> DIRECTION
Starting with the first line of the data below, copy each line up to and including the one containing "1.46e-6, 1.57e-7, 1.67e-8];". Pictures stay out.

> COLLECTED MATERIAL
========

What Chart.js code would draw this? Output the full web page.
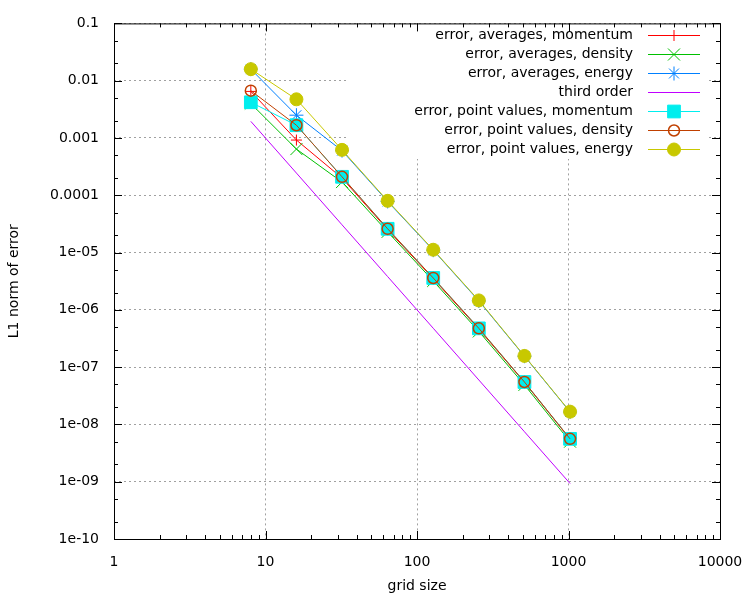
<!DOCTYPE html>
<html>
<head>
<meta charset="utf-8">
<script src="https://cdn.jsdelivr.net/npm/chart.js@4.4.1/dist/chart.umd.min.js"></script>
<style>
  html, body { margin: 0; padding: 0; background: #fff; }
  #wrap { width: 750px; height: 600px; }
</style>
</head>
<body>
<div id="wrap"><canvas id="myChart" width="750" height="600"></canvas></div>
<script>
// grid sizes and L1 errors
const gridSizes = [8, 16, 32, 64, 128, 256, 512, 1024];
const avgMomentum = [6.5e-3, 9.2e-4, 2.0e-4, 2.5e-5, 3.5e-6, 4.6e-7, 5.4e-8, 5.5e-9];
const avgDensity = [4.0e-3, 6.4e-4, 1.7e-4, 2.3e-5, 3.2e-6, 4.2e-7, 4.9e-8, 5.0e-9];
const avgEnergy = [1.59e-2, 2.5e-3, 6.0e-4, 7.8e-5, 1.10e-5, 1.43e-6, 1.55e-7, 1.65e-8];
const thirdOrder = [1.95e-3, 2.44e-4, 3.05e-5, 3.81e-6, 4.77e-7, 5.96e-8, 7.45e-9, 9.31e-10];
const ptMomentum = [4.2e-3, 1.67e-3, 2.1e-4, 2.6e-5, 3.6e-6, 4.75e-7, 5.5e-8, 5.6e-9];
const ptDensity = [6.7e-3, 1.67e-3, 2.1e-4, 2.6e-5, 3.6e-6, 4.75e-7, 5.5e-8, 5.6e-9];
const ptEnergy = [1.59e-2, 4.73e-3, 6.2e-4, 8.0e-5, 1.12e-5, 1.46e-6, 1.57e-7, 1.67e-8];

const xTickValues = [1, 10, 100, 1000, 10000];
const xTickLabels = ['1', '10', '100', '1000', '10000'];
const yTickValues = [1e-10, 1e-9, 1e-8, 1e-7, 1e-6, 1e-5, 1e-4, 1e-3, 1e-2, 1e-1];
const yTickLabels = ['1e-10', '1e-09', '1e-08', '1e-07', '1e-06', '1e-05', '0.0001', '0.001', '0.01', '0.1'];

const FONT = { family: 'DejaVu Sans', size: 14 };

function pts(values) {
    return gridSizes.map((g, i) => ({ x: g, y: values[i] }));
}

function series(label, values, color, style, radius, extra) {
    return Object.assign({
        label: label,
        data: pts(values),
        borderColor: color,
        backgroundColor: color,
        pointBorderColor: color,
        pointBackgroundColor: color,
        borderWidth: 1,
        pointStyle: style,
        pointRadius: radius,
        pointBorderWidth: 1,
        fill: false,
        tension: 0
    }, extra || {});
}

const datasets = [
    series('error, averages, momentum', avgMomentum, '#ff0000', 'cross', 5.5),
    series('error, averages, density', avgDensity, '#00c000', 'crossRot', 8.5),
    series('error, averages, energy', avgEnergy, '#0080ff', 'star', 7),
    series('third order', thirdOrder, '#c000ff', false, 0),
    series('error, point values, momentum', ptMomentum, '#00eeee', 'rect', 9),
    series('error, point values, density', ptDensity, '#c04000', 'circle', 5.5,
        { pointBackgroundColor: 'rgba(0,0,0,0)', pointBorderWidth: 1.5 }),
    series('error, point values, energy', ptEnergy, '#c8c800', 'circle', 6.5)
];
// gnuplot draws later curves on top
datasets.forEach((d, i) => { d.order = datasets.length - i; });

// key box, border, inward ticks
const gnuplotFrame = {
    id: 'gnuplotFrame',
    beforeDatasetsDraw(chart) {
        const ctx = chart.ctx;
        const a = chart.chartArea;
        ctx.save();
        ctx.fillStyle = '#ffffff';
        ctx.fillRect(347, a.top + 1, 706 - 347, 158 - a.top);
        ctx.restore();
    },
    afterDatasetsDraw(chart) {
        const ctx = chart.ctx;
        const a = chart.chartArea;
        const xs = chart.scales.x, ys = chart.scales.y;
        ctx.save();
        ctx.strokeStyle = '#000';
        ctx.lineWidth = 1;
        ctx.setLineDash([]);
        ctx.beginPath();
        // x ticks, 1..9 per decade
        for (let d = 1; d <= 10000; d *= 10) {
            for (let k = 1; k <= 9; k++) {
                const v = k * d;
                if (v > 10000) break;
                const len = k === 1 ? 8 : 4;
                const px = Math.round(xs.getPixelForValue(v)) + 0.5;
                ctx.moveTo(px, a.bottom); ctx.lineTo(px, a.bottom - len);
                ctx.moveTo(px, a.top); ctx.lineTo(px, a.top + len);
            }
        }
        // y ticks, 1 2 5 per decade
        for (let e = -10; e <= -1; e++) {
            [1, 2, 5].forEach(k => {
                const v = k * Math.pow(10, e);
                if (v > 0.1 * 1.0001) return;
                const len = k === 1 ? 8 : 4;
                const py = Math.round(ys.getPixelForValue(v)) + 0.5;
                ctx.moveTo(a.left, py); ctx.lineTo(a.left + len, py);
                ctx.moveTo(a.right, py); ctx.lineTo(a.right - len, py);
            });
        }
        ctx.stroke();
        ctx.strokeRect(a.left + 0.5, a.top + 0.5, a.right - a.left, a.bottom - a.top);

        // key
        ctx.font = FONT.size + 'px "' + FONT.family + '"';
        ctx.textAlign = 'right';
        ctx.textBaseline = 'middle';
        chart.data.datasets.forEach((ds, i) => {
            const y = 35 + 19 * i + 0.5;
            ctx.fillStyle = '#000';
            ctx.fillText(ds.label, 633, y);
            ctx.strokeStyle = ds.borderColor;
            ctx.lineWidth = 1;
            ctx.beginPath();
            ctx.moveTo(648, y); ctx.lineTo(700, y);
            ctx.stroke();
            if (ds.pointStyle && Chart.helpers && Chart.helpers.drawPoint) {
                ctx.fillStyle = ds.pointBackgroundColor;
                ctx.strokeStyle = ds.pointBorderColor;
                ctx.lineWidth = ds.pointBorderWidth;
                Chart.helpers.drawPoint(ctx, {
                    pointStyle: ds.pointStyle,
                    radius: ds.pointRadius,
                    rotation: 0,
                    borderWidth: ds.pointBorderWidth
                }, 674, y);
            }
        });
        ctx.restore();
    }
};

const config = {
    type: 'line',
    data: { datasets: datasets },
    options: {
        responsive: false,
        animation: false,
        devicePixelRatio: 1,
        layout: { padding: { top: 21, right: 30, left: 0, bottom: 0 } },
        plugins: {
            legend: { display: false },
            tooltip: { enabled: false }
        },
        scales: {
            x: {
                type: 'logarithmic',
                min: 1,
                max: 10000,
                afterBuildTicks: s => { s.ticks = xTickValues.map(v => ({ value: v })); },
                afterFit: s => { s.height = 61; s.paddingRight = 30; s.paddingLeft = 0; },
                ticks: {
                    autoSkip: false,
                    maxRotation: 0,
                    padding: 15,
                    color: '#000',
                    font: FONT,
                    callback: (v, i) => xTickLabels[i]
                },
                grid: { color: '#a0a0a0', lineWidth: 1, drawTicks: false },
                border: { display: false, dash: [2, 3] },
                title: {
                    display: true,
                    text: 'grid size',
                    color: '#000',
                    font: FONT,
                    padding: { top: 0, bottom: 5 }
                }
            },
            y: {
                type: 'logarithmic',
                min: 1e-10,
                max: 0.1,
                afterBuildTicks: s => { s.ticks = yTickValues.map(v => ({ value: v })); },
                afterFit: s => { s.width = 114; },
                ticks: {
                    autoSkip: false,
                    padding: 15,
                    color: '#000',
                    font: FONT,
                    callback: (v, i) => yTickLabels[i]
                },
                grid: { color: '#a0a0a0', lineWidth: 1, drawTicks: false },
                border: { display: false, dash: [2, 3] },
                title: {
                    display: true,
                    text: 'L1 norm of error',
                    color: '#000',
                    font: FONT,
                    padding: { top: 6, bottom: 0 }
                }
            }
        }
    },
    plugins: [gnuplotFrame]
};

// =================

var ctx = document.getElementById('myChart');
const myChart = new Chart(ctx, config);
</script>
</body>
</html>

========

> SOLUTION
What Chart.js code would draw this? Output the full web page.
<!DOCTYPE html>
<html>
<head>
<meta charset="utf-8">
<script src="https://cdn.jsdelivr.net/npm/chart.js@4.4.1/dist/chart.umd.min.js"></script>
<style>
  html, body { margin: 0; padding: 0; background: #fff; }
  #wrap { width: 750px; height: 600px; }
</style>
</head>
<body>
<div id="wrap"><canvas id="myChart" width="750" height="600"></canvas></div>
<script>
// grid sizes and L1 errors
const gridSizes = [8, 16, 32, 64, 128, 256, 512, 1024];
const avgMomentum = [6.5e-3, 9.2e-4, 2.0e-4, 2.5e-5, 3.5e-6, 4.6e-7, 5.4e-8, 5.5e-9];
const avgDensity = [4.0e-3, 6.4e-4, 1.7e-4, 2.3e-5, 3.2e-6, 4.2e-7, 4.9e-8, 5.0e-9];
const avgEnergy = [1.59e-2, 2.5e-3, 6.0e-4, 7.8e-5, 1.10e-5, 1.43e-6, 1.55e-7, 1.65e-8];
const thirdOrder = [1.95e-3, 2.44e-4, 3.05e-5, 3.81e-6, 4.77e-7, 5.96e-8, 7.45e-9, 9.31e-10];
const ptMomentum = [4.2e-3, 1.67e-3, 2.1e-4, 2.6e-5, 3.6e-6, 4.75e-7, 5.5e-8, 5.6e-9];
const ptDensity = [6.7e-3, 1.67e-3, 2.1e-4, 2.6e-5, 3.6e-6, 4.75e-7, 5.5e-8, 5.6e-9];
const ptEnergy = [1.59e-2, 4.73e-3, 6.2e-4, 8.0e-5, 1.12e-5, 1.46e-6, 1.57e-7, 1.67e-8];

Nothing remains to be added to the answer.